Written task –
Please print exactly the lines below, from the start of the material up to and including the line with "const monthCount = 294;", but none of the pictures.

** start **

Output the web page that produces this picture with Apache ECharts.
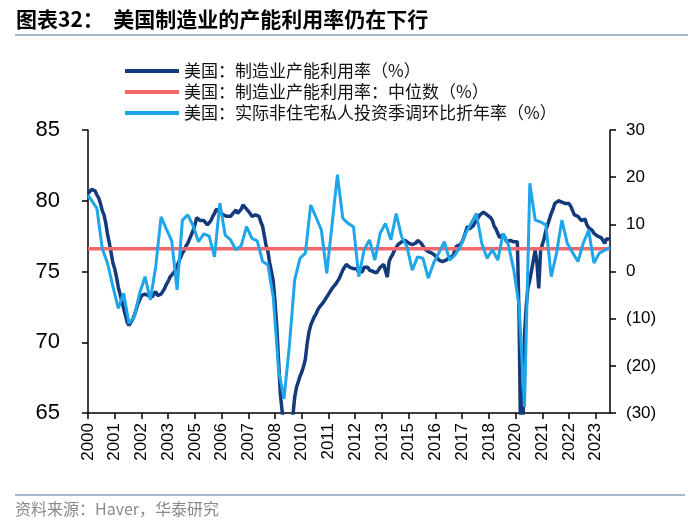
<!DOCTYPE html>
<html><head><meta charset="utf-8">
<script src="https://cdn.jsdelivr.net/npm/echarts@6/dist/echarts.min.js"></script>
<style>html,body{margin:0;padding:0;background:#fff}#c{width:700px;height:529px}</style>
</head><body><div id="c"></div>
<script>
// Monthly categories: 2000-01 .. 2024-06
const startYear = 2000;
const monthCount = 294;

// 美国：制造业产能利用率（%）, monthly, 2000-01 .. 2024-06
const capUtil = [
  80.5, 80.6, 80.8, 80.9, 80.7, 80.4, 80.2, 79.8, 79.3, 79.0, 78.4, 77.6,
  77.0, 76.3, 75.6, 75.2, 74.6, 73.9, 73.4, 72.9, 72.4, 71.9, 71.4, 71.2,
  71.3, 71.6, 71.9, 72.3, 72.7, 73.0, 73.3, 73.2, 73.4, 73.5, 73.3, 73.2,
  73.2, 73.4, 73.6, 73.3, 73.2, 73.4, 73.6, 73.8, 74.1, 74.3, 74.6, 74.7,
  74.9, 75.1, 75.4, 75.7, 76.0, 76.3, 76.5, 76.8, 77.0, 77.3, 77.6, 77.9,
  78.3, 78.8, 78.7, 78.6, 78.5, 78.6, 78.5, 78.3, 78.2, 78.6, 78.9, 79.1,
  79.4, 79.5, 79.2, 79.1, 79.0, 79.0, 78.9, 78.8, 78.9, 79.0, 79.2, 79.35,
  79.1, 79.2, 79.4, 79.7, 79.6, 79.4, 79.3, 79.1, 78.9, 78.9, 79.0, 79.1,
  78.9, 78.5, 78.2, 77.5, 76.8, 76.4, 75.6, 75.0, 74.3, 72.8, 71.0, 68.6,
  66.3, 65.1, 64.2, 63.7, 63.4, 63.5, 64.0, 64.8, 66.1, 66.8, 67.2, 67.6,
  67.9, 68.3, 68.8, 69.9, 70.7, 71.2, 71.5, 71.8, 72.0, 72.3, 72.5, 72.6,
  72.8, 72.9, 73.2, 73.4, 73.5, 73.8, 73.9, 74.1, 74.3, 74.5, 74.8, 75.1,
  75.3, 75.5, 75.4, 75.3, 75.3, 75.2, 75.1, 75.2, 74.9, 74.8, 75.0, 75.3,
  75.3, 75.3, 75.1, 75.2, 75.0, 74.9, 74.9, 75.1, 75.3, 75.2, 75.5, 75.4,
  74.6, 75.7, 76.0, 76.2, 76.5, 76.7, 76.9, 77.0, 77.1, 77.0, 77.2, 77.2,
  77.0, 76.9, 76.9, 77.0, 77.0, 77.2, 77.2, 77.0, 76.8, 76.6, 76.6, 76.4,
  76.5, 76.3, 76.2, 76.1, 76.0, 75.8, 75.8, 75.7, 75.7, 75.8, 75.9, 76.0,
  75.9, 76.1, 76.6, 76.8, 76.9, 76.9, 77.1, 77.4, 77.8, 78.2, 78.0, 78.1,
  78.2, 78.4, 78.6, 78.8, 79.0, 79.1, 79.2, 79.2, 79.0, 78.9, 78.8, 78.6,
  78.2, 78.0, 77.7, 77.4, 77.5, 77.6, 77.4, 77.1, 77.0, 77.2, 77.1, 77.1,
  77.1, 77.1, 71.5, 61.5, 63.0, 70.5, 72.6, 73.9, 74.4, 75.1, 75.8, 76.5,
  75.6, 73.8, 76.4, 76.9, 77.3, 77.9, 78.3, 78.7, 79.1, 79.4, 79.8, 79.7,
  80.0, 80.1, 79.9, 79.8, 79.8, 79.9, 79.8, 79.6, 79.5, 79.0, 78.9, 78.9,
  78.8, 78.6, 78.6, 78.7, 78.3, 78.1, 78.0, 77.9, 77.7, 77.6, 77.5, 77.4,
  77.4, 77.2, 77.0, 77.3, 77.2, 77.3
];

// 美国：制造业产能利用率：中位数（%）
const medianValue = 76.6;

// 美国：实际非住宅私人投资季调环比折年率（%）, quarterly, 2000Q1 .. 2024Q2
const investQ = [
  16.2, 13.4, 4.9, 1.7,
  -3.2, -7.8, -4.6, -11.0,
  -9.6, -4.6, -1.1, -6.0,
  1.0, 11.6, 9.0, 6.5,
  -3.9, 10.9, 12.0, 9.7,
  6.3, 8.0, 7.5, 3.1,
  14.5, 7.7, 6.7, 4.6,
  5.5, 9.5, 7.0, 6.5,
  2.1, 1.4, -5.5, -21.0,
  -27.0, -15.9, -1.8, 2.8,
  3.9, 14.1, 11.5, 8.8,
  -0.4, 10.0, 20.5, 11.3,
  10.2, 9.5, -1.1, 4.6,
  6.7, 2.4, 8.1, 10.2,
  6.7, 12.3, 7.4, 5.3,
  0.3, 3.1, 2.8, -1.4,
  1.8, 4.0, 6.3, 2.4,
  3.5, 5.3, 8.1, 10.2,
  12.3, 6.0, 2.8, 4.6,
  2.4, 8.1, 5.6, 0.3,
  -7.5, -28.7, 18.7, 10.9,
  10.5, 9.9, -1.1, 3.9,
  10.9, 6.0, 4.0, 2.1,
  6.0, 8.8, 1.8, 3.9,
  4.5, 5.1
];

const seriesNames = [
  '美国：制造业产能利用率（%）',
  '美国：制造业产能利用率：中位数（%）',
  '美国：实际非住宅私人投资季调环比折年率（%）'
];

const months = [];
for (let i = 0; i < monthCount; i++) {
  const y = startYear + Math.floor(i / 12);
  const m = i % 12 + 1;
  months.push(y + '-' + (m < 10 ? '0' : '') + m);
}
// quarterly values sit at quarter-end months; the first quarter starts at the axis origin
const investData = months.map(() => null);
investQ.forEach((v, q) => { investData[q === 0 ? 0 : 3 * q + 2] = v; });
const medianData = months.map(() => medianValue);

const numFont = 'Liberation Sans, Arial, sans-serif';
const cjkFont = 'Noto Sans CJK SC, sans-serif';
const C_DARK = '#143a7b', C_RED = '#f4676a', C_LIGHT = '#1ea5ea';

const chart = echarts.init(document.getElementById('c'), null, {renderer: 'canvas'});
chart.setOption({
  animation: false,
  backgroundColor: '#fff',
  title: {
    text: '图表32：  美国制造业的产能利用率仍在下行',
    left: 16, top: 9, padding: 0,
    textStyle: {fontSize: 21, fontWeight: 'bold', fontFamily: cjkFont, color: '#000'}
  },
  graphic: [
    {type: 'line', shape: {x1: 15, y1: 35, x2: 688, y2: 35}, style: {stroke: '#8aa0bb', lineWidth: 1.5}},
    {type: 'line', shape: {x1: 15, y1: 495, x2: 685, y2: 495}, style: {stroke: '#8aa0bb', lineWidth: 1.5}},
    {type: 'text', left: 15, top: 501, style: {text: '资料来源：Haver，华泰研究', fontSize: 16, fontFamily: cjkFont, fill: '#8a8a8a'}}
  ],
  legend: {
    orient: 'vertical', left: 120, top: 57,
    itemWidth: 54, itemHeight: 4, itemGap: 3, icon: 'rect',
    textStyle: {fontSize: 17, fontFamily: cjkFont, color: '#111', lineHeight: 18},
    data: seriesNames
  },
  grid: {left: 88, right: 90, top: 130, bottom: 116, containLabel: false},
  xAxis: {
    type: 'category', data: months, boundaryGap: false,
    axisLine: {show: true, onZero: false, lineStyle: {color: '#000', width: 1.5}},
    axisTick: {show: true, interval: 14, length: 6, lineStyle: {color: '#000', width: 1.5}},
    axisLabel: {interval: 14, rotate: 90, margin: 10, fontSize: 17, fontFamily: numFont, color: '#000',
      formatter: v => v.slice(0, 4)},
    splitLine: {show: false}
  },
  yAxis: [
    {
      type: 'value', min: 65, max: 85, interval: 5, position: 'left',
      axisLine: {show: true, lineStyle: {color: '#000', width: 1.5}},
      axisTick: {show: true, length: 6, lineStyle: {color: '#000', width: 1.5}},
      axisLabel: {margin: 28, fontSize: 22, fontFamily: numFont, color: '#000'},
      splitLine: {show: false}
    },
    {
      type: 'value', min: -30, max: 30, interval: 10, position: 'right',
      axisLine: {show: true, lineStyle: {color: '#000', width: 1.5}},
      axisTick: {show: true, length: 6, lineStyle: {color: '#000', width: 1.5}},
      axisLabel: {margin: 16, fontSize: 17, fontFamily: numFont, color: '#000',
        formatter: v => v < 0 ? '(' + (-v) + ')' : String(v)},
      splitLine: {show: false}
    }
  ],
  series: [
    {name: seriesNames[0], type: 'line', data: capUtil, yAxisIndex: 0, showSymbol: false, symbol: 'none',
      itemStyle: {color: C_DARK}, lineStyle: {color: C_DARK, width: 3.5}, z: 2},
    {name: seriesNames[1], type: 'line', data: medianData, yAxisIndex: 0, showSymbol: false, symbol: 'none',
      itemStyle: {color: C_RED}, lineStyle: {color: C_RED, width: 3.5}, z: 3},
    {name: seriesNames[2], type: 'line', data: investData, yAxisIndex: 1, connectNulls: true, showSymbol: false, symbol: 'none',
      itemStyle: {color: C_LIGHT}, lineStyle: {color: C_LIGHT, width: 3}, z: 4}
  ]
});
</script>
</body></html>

** end **

Solution below –
Output the web page that produces this picture with Apache ECharts.
<!DOCTYPE html>
<html><head><meta charset="utf-8">
<script src="https://cdn.jsdelivr.net/npm/echarts@6/dist/echarts.min.js"></script>
<style>html,body{margin:0;padding:0;background:#fff}#c{width:700px;height:529px}</style>
</head><body><div id="c"></div>
<script>
// Monthly categories: 2000-01 .. 2024-06
const startYear = 2000;
const monthCount = 294;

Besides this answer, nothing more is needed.